To do:
Pick out every line in the data below that holds "this".

BEGIN Record list

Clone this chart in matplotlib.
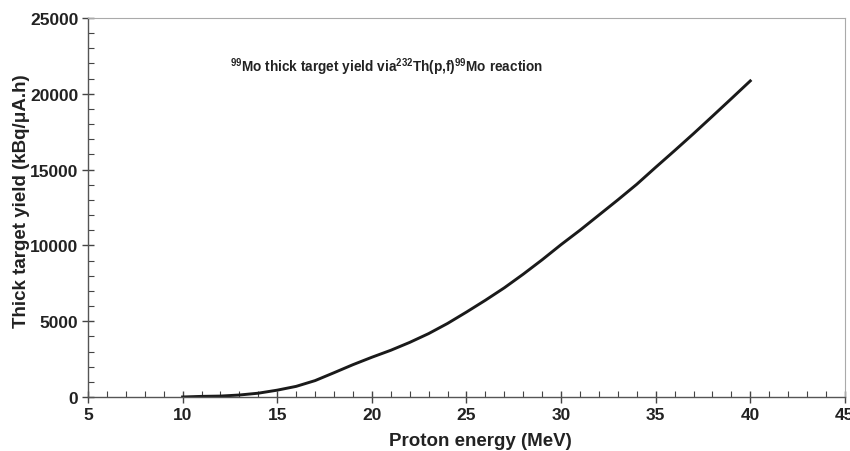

END Record list
BEGIN Record list

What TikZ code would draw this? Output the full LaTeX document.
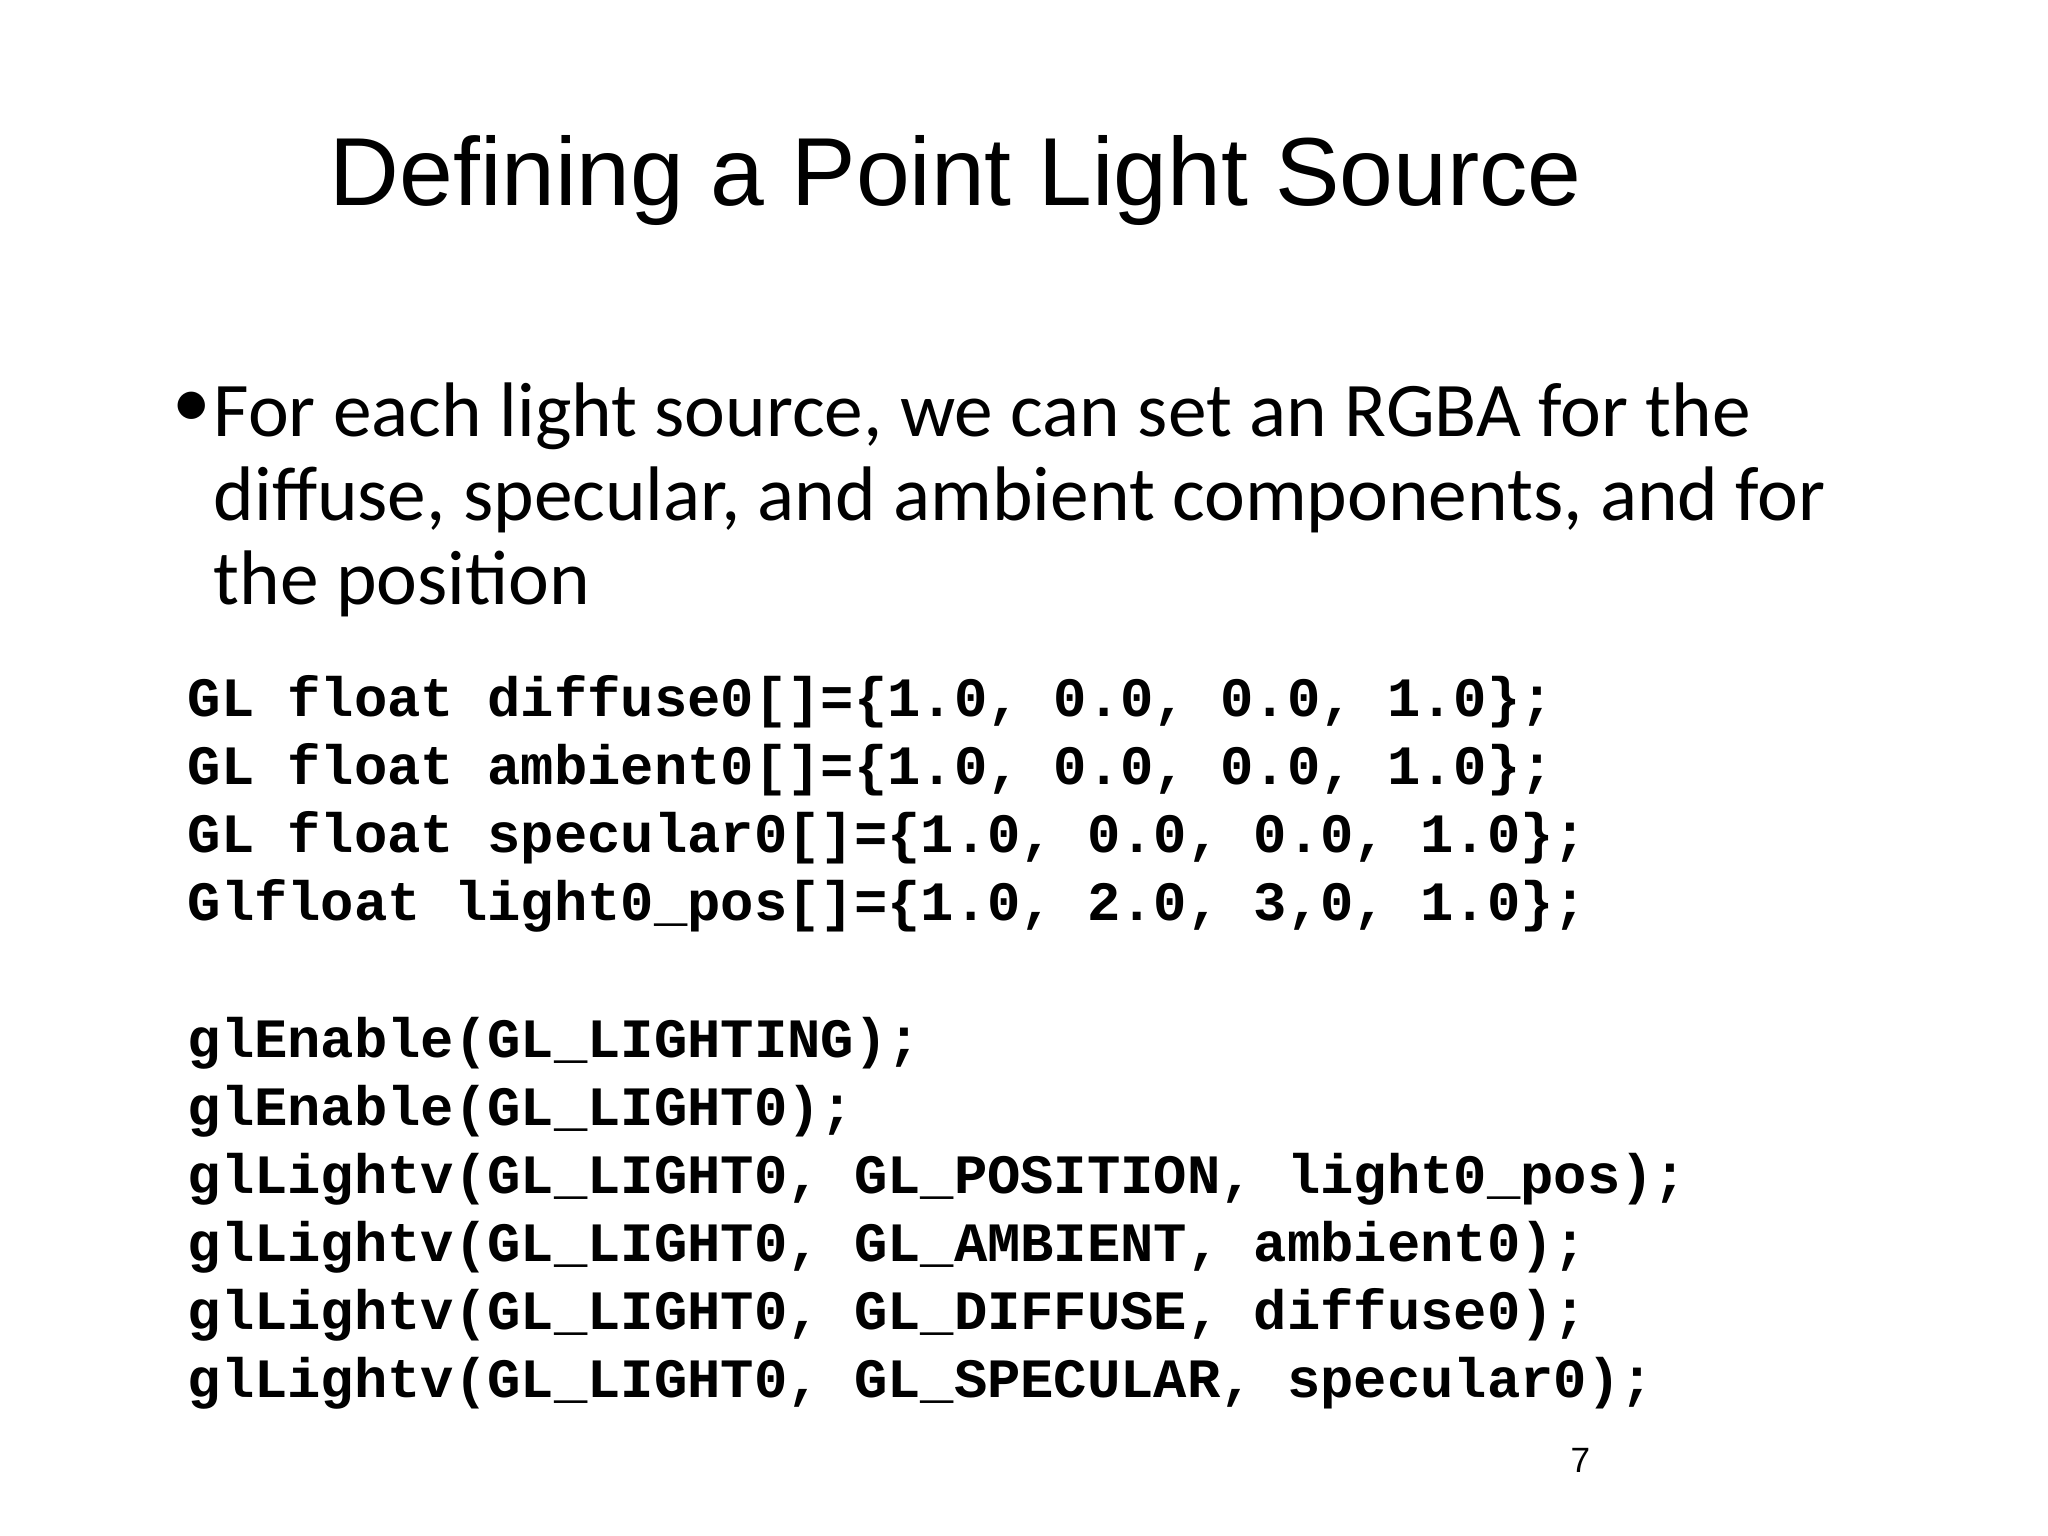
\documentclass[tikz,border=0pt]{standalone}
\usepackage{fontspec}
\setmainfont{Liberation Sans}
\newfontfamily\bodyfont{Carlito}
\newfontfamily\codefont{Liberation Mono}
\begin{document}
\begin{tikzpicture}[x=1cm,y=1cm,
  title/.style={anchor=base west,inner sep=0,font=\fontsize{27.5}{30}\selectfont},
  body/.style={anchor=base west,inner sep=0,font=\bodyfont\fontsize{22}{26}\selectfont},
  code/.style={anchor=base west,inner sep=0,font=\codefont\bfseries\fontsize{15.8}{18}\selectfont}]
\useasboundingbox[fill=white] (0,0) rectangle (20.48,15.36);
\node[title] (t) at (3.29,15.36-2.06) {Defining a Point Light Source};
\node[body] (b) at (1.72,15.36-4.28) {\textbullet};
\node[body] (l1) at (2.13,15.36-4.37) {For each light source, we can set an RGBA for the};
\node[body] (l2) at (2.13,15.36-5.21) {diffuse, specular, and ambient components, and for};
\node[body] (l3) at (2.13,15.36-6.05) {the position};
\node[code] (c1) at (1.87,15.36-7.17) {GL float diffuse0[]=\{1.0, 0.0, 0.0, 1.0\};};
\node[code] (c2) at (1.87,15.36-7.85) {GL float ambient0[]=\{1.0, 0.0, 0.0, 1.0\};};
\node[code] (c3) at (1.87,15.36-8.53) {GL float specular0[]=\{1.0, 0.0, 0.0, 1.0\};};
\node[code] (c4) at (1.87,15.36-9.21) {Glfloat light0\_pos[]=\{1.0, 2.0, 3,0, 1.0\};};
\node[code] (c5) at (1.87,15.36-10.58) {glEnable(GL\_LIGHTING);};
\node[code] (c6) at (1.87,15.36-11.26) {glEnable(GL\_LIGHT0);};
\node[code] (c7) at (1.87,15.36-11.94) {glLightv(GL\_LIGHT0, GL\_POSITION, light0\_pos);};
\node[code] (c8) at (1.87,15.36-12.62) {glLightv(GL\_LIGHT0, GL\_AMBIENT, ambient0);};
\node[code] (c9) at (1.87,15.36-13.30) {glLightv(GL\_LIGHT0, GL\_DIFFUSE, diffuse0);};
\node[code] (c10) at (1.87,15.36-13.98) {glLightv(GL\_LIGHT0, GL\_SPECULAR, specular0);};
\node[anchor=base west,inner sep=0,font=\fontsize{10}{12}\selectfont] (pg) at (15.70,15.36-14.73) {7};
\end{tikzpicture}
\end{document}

END Record list

Answer to the problem:
Clone this chart in matplotlib.
What TikZ code would draw this? Output the full LaTeX document.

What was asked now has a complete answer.